Corbyn's United Kingdom would see a return to collective bargaining, nationalised rail, post and water, a free national health and education service, high taxes on the rich and massive Government investment in infrastructure. It sounds very much like New Zealand pre-1984.
Young New Zealand voters won't remember the endless strikes and ubiquitous regulation. Yes wages were high but only for workers with unions who could hold the country to ransom.
If school holidays were coming up, the seamen would stop the ferries across Cook Strait. When stock was banking up at the freezing works, the freezing workers would go out. The wharves were centres of industrial blackmail, pilfering and inefficiency.
It took weeks to get a telephone installed and New Zealand set world records for the length of time it took to construct anything. Yes we protected our industries but that led to cronyism, high prices and lousy quality. We had about one per cent unemployment but how many people actually worked?
The country ignored international realities.
By 1984, New Zealand was struggling with crippling balance of payments and budget deficits, was heavily subsiding exports and regulation, which had been used to freeze prices, had gone as far as it could go. A financial crisis was imminent.
The correction, when it came, was brutal, perhaps unnecessarily so, but choices were limited.
Perhaps the outlook for young voters in New Zealand is not nearly as bleak as those in UK, US and France but they will share some of the same views.
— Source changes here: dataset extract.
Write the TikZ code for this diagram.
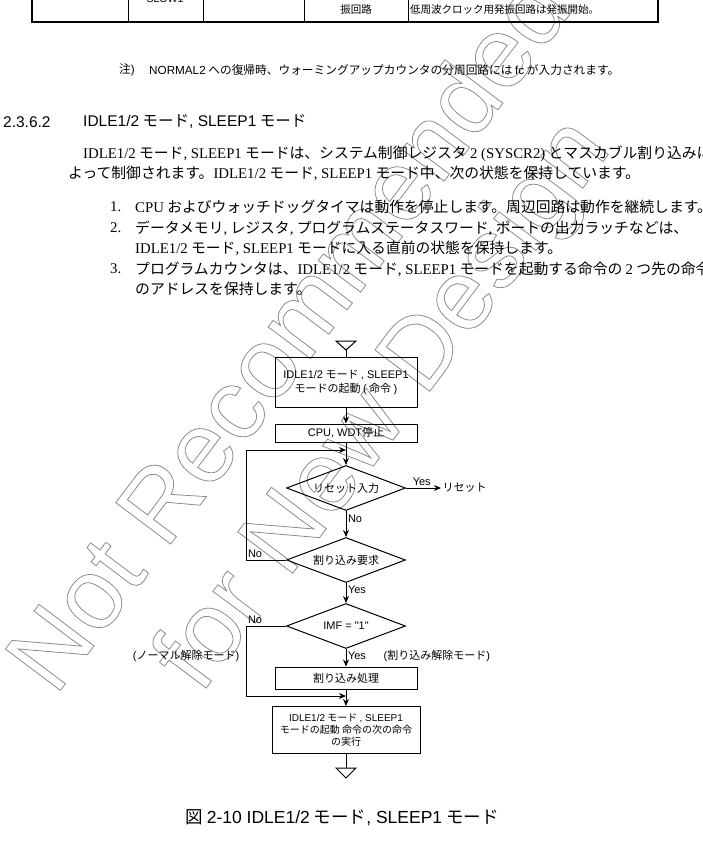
\documentclass[tikz,border=0pt]{standalone}
\usepackage{fontspec}
\setmainfont{Noto Sans CJK JP}
\newfontfamily\tmfont{Liberation Serif}
\newfontfamily\arfont{Liberation Sans}
\usetikzlibrary{arrows.meta,calc,positioning,shapes.geometric}

\newcommand\tm[1]{{\tmfont #1}}
\newcommand\ar[1]{{\arfont #1}}
\newcommand\hollow[1]{\special{pdf:literal direct 1 Tr 0.8 w}#1\special{pdf:literal direct 0 Tr}}

\begin{document}
\begin{tikzpicture}[
    x=1pt,y=-1pt,
    >={Stealth[length=7pt,width=6pt]},
    flowline/.style={line width=1pt},
    flowarrow/.style={line width=1pt,->},
    box/.style={draw,line width=1pt,minimum width=142pt,align=center,inner sep=1pt,
        font=\fontsize{11}{14}\selectfont},
    cond/.style={draw,diamond,aspect=2.64,minimum width=119pt,minimum height=45pt,
        inner sep=0pt,line width=1pt,font=\fontsize{11}{14}\selectfont},
    lbl/.style={inner sep=1.5pt,font=\fontsize{11}{14}\selectfont},
    tabtext/.style={inner sep=0pt,font=\fontsize{10.5}{13}\selectfont},
    notetext/.style={inner sep=0pt,anchor=west,font=\fontsize{11.7}{14}\selectfont},
    headtext/.style={inner sep=0pt,anchor=west,font=\fontsize{15.5}{18}\selectfont},
    bodytext/.style={inner sep=0pt,anchor=west,font=\fontsize{14.8}{18}\selectfont},
    wmark/.style={inner sep=0pt,align=center,rotate=53,text=black!45,
        font=\arfont\fontsize{100}{115}\selectfont}
]
\useasboundingbox (0,0) rectangle (702,841);

% ===== Watermark (outline) =====
\node[wmark] (wm) at (340,372)
    {\hollow{Not Recommended}\\\hollow{for New Design}};

% ===== Table (bottom rows) =====
\def\tabbot{22}
\draw[line width=1.6pt] (32,-5) -- (32,\tabbot) -- (658,\tabbot) -- (658,-5);
\foreach \cx in {128,203,304,408}
    \draw[line width=0.8pt] (\cx,-5) -- (\cx,\tabbot);

\node[tabtext] (slow) at (165,-1) {\ar{SLOW1}};
\node[tabtext] (osc) at (356,10) {振回路};
\node[tabtext,anchor=west] (lowclk) at (410,10) {低周波クロック用発振回路は発振開始。};

% Note
\node[notetext] (notemark) at (119,70) {注\ar{)}};
\node[notetext] (note) at (149,70)
    {\ar{NORMAL2} への復帰時、ウォーミングアップカウンタの分周回路には \ar{fc} が入力されます。};

% Section heading
\node[headtext] (secnum) at (3,122) {\ar{2.3.6.2}};
\node[headtext] (sectitle) at (83,122) {\ar{IDLE1/2} モード\ar{, SLEEP1} モード};

% Body text
\node[bodytext] (para1) at (83,154)
    {\tm{IDLE1/2} モード\tm{, SLEEP1} モードは、システム制御レジスタ \tm{2 (SYSCR2)} とマスカブル割り込みに};
\node[bodytext] (para2) at (68,173)
    {よって制御されます。\tm{IDLE1/2} モード\tm{, SLEEP1} モード中、次の状態を保持しています。};

\foreach \n/\y in {1/207,2/228,3/269}
    \node[bodytext] (num\n) at (110,\y) {\tm{\n.}};

\node[bodytext] (item1) at (135,207)
    {\tm{CPU} およびウォッチドッグタイマは動作を停止します。周辺回路は動作を継続します。};
\node[bodytext] (item2a) at (135,228)
    {データメモリ\tm{,} レジスタ\tm{,} プログラムステータスワード\tm{,} ポートの出力ラッチなどは、};
\node[bodytext] (item2b) at (135,248)
    {\tm{IDLE1/2} モード\tm{, SLEEP1} モードに入る直前の状態を保持します。};
\node[bodytext] (item3a) at (135,269)
    {プログラムカウンタは、\tm{IDLE1/2} モード\tm{, SLEEP1} モードを起動する命令の \tm{2} つ先の命令};
\node[bodytext] (item3b) at (135,289) {のアドレスを保持します。};

% ===== Flowchart =====
\def\cx{346}

% start mark
\coordinate (top) at (\cx,341);
\draw[flowline] (top) ++(-10,0) -- ++(20,0) -- ++(-10,9) coordinate (toptip) -- cycle;

\node[box,minimum height=50pt] (boot) at (\cx,382)
    {\ar{IDLE1/2} モード \ar{, SLEEP1}\\モードの起動 \ar{(} 命令 \ar{)}};
\node[box,minimum height=18pt] (halt) at (\cx,433) {\ar{CPU, WDT}停止};
\node[cond] (reset) at (\cx,488) {リセット入力};
\node[cond] (irq) at (\cx,560) {割り込み要求};
\node[cond] (imf) at (\cx,626) {\ar{IMF = "1"}};
\node[box,minimum height=22pt] (isr) at (\cx,678) {割り込み処理};
\node[box,minimum width=148pt,minimum height=47pt,font=\fontsize{10}{12}\selectfont]
    (next) at (\cx,730) {\ar{IDLE1/2} モード \ar{, SLEEP1}\\モードの起動 命令の次の命令\\の実行};

% end mark
\coordinate (bot) at (\cx,768);
\draw[flowline] (bot) ++(-10,0) -- ++(20,0) -- ++(-10,10) -- cycle;

\node[lbl,anchor=west] (rst) at (441,488) {リセット};

% loop corners
\coordinate (loopin) at (\cx,450);
\coordinate (loopL) at (246,450);
\coordinate (isrin) at (\cx,696);

% Connectors
\draw[flowline] (toptip) -- (boot.north);
\draw[flowarrow] (boot) -- (halt);
\draw[flowarrow] (halt) -- (reset);
\draw[flowarrow] (reset) -- node[lbl,above,pos=0.45] {\ar{Yes}} (rst);
\draw[flowarrow] (reset) -- node[lbl,right,pos=0.3] {\ar{No}} (irq);
\draw[flowarrow] (irq.west) -- (irq.west -| loopL) node[lbl,above right] {\ar{No}}
    -- (loopL) -- (loopin);
\draw[flowarrow] (irq) -- node[lbl,right,pos=0.35] {\ar{Yes}} (imf);
\draw[flowarrow] (imf.west) -- (imf.west -| loopL) node[lbl,above right] {\ar{No}}
    |- (isrin);
\draw[flowarrow] (imf) -- node[lbl,right,pos=0.4] {\ar{Yes}} (isr);
\draw[flowarrow] (isr) -- (next);
\draw[flowline] (next) -- (bot);

% release mode labels
\node[lbl,anchor=east] (normal) at (241,656) {\ar{(}ノーマル解除モード\ar{)}};
\node[lbl,anchor=west] (intr) at (382,656) {\ar{(}割り込み解除モード\ar{)}};

% Caption
\node[inner sep=0pt,font=\fontsize{17.5}{20}\selectfont] (cap) at (342,818)
    {図 \ar{2-10 IDLE1/2} モード\ar{, SLEEP1} モード};

\end{tikzpicture}
\end{document}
Our parties, desperately competing for the middle ground, will be wondering how they can harness this young voter disillusion. A bribe around education is always a good idea.
But tired, old solutions proposed by the likes of Sanders and Corbyn have been tried before and failed to produce a golden age. Young voters need a reminder”.
If you feel up to the strain you can read his whole ramble…
It’s not hard to accept that this year is an election year…and the Nats will need every bit of PR propaganda they can muster from their friends in the MSM. I believe that young people are on the move especially when it comes to understanding the massive double cross behaviour that was forced onto them by the now discredited neoliberal money manipulators. Why because they [the young] are now having to pay the price for the greed and selfishness of my generation. The great bulk of my generation are now seeing only too clearly the fatal and life damaging results that we though our blindness and greed have left behind for the younger generation to repair.
Van Beynen is of Dutch extraction, van Beynen was born in Christchurch. He lived in west Auckland from the age of 11. He was educated at St Peter's College, Auckland where he played rugby union. He attended the University of Auckland where he studied law, graduating in 1981. He gained a M.A. in 1982. Van Beynen is married with three children and lives in Diamond Harbour, Banks Peninsula.
All his education was funded by the tax payers of the time…no student debt for him…
Have a happy week and never forget you are back bone of a nation that is rediscovering a collective and caring society...you are among the most important people in the world.